As it stands, there’s two ways of looking at DJing. (There are probably more, but go with it.)
- We have the typical EDM DJ who plays in clubs and at festivals, up on stage with 2-4 CDJs or a mixer, what have you. These DJs thrive on building an emotional connection with the crowd and vibing off of their energy, producing a call & response effect to continually hype up the fans.
- We have the type who compete in tournaments like DMC to demonstrate carefully crafted routines and skill on classic turntables.
Right now, it’s difficult to say which format will be featured, but Simon Cowell’s idea for an “American Idol” show for DJs is moving forward. Thanks to Yahoo!’s new media and entertainment platform Yahoo Screen (which you might be familiar with for resurrecting Community), the show which is rumored to be called Ultimate DJ will be premiering sometime this year or next.
Fatboy Slim has already been quoted numerous times as being vehemently against the idea of a television DJ competition.
“Simon Cowell was talking about doing a show and … he kind of started approaching us, and we were like, ‘Fuck off. No – that’s a terrible idea!’”
“I get offered loads of TV shows and they’re like, ‘Can you perform for five minutes?’ But DJing takes two hours and an audience. It’s not like you can go out there and sing your latest song. Because of that, it will always remain slightly outside the mainstream. At the end of the day, it’s about taking a big bunch of high people and trying to get them higher, which you can’t do on TV.”

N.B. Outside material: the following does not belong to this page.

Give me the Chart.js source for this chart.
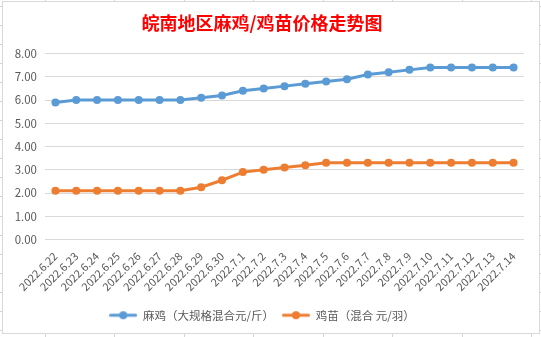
<!DOCTYPE html>
<html>
<head>
<meta charset="utf-8">
<script src="https://cdn.jsdelivr.net/npm/chart.js@4.4.1/dist/chart.umd.min.js"></script>
<style>
  html, body { margin: 0; padding: 0; }
  body {
    width: 541px; height: 337px; overflow: hidden; position: relative;
    background-color: #ffffff;
    background-image:
      repeating-linear-gradient(to right, transparent 0, transparent 45px, #d4d4d4 45px, #d4d4d4 46px, transparent 46px, transparent 69.5px),
      repeating-linear-gradient(to bottom, transparent 0, transparent 6px, #d4d4d4 6px, #d4d4d4 7px, transparent 7px, transparent 19.05px);
  }
  #box {
    position: absolute; left: 2px; top: 1px; width: 536px; height: 331px;
    border: 1px solid #d9d9d9; background: #ffffff;
  }
  #wrap { position: absolute; left: 0; top: 0; width: 541px; height: 337px; }
</style>
</head>
<body>
<div id="box"></div>
<div id="wrap"><canvas id="c" width="541" height="337"></canvas></div>
<script>
const titleText = '皖南地区麻鸡/鸡苗价格走势图';
const categories = ['2022.6.22','2022.6.23','2022.6.24','2022.6.25','2022.6.26','2022.6.27','2022.6.28','2022.6.29','2022.6.30','2022.7.1','2022.7.2','2022.7.3','2022.7.4','2022.7.5','2022.7.6','2022.7.7','2022.7.8','2022.7.9','2022.7.10','2022.7.11','2022.7.12','2022.7.13','2022.7.14'];
const seriesNames = ['麻鸡（大规格混合元/斤）', '鸡苗（混合 元/羽）'];
const maJi  = [5.9, 6.0, 6.0, 6.0, 6.0, 6.0, 6.0, 6.1, 6.2, 6.4, 6.5, 6.6, 6.7, 6.8, 6.9, 7.1, 7.2, 7.3, 7.4, 7.4, 7.4, 7.4, 7.4];
const jiMiao = [2.1, 2.1, 2.1, 2.1, 2.1, 2.1, 2.1, 2.25, 2.55, 2.9, 3.0, 3.1, 3.2, 3.3, 3.3, 3.3, 3.3, 3.3, 3.3, 3.3, 3.3, 3.3, 3.3];
const yTicks = [0, 1, 2, 3, 4, 5, 6, 7, 8];

const colors = ['#5B9BD5', '#ED7D31'];
const FONT = "'Noto Sans CJK SC', 'Noto Sans', sans-serif";

function legendMarker(color) {
  const cv = document.createElement('canvas');
  cv.width = 28; cv.height = 10;
  const g = cv.getContext('2d');
  g.strokeStyle = color; g.lineWidth = 3; g.lineCap = 'round';
  g.beginPath(); g.moveTo(1.5, 5); g.lineTo(26.5, 5); g.stroke();
  g.fillStyle = color;
  g.beginPath(); g.arc(14, 5, 4, 0, Math.PI * 2); g.fill();
  return cv;
}

new Chart(document.getElementById('c'), {
  type: 'line',
  data: {
    labels: categories,
    datasets: [
      { label: seriesNames[0], data: maJi, borderColor: colors[0], backgroundColor: colors[0],
        borderWidth: 3, pointRadius: 4, pointBackgroundColor: colors[0], pointBorderWidth: 0,
        pointStyle: 'circle', tension: 0 },
      { label: seriesNames[1], data: jiMiao, borderColor: colors[1], backgroundColor: colors[1],
        borderWidth: 3, pointRadius: 4, pointBackgroundColor: colors[1], pointBorderWidth: 0,
        pointStyle: 'circle', tension: 0 }
    ]
  },
  options: {
    responsive: false,
    animation: false,
    devicePixelRatio: 1,
    layout: { padding: { left: 0, right: 17, top: 0, bottom: 6 } },
    plugins: {
      title: {
        display: true, text: titleText, color: '#FF0000',
        font: { family: FONT, size: 18, weight: 'bold' },
        padding: { top: 12, bottom: 20 }
      },
      legend: {
        position: 'bottom',
        labels: {
          color: '#595959',
          font: { family: FONT, size: 11.5 },
          usePointStyle: true,
          pointStyleWidth: 28,
          padding: 8,
          generateLabels: (chart) => chart.data.datasets.map((ds, i) => ({
            text: ds.label, pointStyle: legendMarker(colors[i]), fillStyle: colors[i],
            strokeStyle: colors[i], lineWidth: 0, fontColor: '#595959', datasetIndex: i, hidden: false
          }))
        }
      },
      tooltip: { enabled: false }
    },
    scales: {
      x: {
        offset: true,
        afterFit: (s) => { s.height = 62; },
        grid: { display: false, drawTicks: false },
        border: { display: false },
        ticks: {
          color: '#595959', font: { family: FONT, size: 11 },
          minRotation: 45, maxRotation: 45, autoSkip: false, padding: 10
        }
      },
      y: {
        min: 0, max: 8,
        afterFit: (s) => { s.width = 45; },
        afterBuildTicks: (s) => { s.ticks = yTicks.map(v => ({ value: v })); },
        grid: { color: '#d9d9d9', lineWidth: 1, drawTicks: false },
        border: { display: false },
        ticks: {
          color: '#595959', font: { family: FONT, size: 11.5 }, padding: 8,
          callback: (v) => Number(v).toFixed(2)
        }
      }
    }
  }
});
</script>
</body>
</html>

Seems that Norman Cook is under the impression that the show will feature method #1, listed above. Still, we’ve already seen pointed out in Kay’s editorial and elsewhere that performances from The Chainsmokers, Gorgon City, and others just don’t make the cut on live television. Then again, we’ve seen how Krewella or Zedd can also bring in millions of viewers thanks to their mass appeal. While Cowell’s idea is definitely not our most anticipated event of the year, it’s something to watch out for in how it portrays DJs and the art of DJing itself.
Will it be open-format or deal exclusively with EDM? Will we see these contestants go out and perform challenges à la Masterchef or other competition shows? What self-respecting DJ that is good enough to be qualified as a judge would actually want to be a judge? So many questions, and so few answers, means that we’re just going to have to wait and see. But one thing is for sure, this is happening, so we had better be prepared for the fallout.